Oleh : Germanus S. Atawuwur. Alumnus STFK Ledalero
Sir. 35:12-14,16-18; 2 Tim.4:6-8,16-18; Luk. 18:19-14
WARTA-NUSANTARA.COM-Bapa, ibu, saudara, saudari, pada minggu biasa yang ketiga puluh ini, Yesus mengajar orang banyak dengan memberikan perumpamaan. Yesus mengangkat dua sosok yang berbeda. Sosok pertama adalah orang farisi yang digambarkan dengan karakter suka membenarkan diri, angkuh dan merendahkan orang lain. Sedangkan sosok kedua adalah seorang pemungut cukai yang digambarkan sebagai orang yang realistis, apa adanya dan rendah hati. Dua orang yang ditampilkan dengan karakter yang berbeda namun sama-sama melaksanakan hal yang sama, yakni berdoa. Mereka pergi ke Bait Allah untuk berdoa. Di dalam rumah Tuhan itu mereka berdoa dengan cara yang berbeda pula.

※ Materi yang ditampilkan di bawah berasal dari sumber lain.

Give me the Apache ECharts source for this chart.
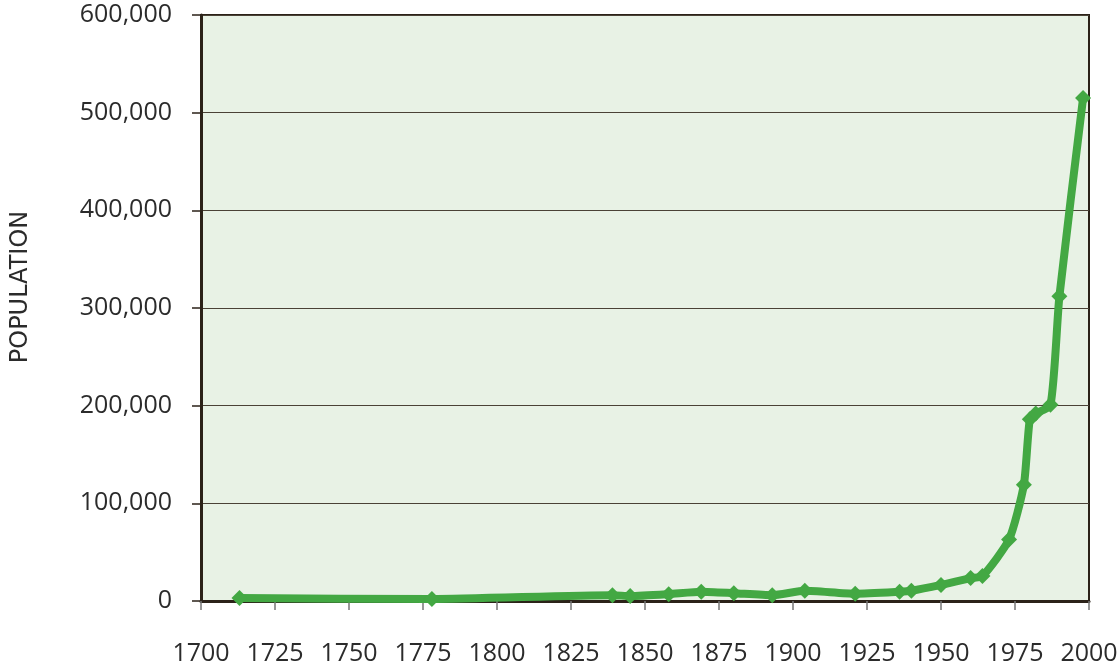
<!DOCTYPE html>
<html>
<head>
<meta charset="utf-8">
<script src="https://cdn.jsdelivr.net/npm/echarts@6/dist/echarts.min.js"></script>
<style>html,body{margin:0;padding:0;background:#fff}#c{width:1119px;height:665px}</style>
</head>
<body>
<div id="c"></div>
<script>
const years = [1713, 1778, 1839, 1845, 1858, 1869, 1880, 1893, 1904, 1921, 1936, 1940, 1950, 1960, 1964, 1973, 1978, 1980, 1982, 1987, 1990, 1998];
const population = [3000, 2000, 6000, 5000, 7000, 9500, 8000, 6000, 10500, 7500, 9500, 10500, 16500, 23500, 25500, 63000, 119000, 186000, 192000, 201000, 312000, 515000];
const yAxisName = 'POPULATION';

const chart = echarts.init(document.getElementById('c'));
const font = 'Open Sans';
chart.setOption({
  animation: false,
  grid: {
    left: 201, top: 15, width: 888, height: 586,
    containLabel: false, outerBoundsMode: 'none',
    show: true, backgroundColor: '#e8f2e5', borderColor: '#2b2218', borderWidth: 2
  },
  graphic: [{
    type: 'text', x: 21, y: 287, rotation: Math.PI / 2,
    style: { text: yAxisName, fontFamily: 'DejaVu Sans', fontSize: 24, fill: '#2b2b2b',
      textAlign: 'center', textVerticalAlign: 'middle' }
  }],
  xAxis: {
    type: 'value', min: 1700, max: 2000, interval: 25,
    axisLine: { show: true, lineStyle: { color: '#2b2218', width: 3 } },
    axisTick: { show: true, length: 9, lineStyle: { color: '#777', width: 1.5 } },
    splitLine: { show: false },
    axisLabel: { margin: 40, fontFamily: font, fontSize: 25, color: '#2b2b2b', formatter: v => String(v) }
  },
  yAxis: {
    type: 'value', min: 0, max: 600000, interval: 100000,
    axisLine: { show: true, lineStyle: { color: '#2b2218', width: 3 } },
    axisTick: { show: true, length: 9, lineStyle: { color: '#2b2218', width: 1.5 } },
    splitLine: { show: true, lineStyle: { color: '#4a4236', width: 1.2 } },
    axisLabel: { margin: 29, padding: [8, 0, 0, 0], fontFamily: font, fontSize: 25, color: '#2b2b2b',
      formatter: v => v.toLocaleString('en-US') }
  },
  series: [{
    type: 'line',
    data: years.map((y, i) => [y, population[i]]),
    smooth: 0.2,
    symbol: 'diamond', symbolSize: 16,
    lineStyle: { color: '#43a843', width: 8 },
    itemStyle: { color: '#43a843' }
  }]
});
</script>
</body>
</html>
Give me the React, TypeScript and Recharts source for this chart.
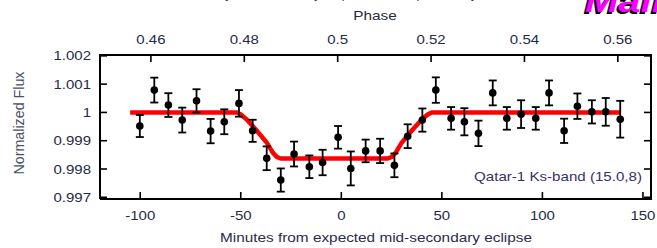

Orang Farisi berdoa demikian:” Orang Farisi itu berdiri dan berdoa dalam hatinya begini: Ya Allah, aku mengucap syukur kepada-Mu, karena aku tidak sama seperti semua orang lain, bukan perampok, bukan orang lalim, bukan pezinah dan bukan juga seperti pemungut cukai ini aku berpuasa dua kali seminggu, aku memberikan sepersepuluh dari segala penghasilanku.” Dia berdoa kepada Tuhan di dalam hatinya; namun sayang, di hadapan Tuhan dia justru membuat perbandingan dirinya dengan orang lain. Dia gagal masuk lebih jauh ke dalam dirinya sendiri untuk menjumpai dirinya dengan segala kelemahan dan kekurangannya. Karena kegagalan itulah maka dia pun berdoa dalam perbandingan dirinya dengan orang lain. “Ya Allah, aku mengucap syukur kepada-Mu, karena aku tidak sama seperti semua orang lain, bukan perampok, bukan orang lalim, bukan pezinah dan bukan juga seperti pemungut cukai ini.”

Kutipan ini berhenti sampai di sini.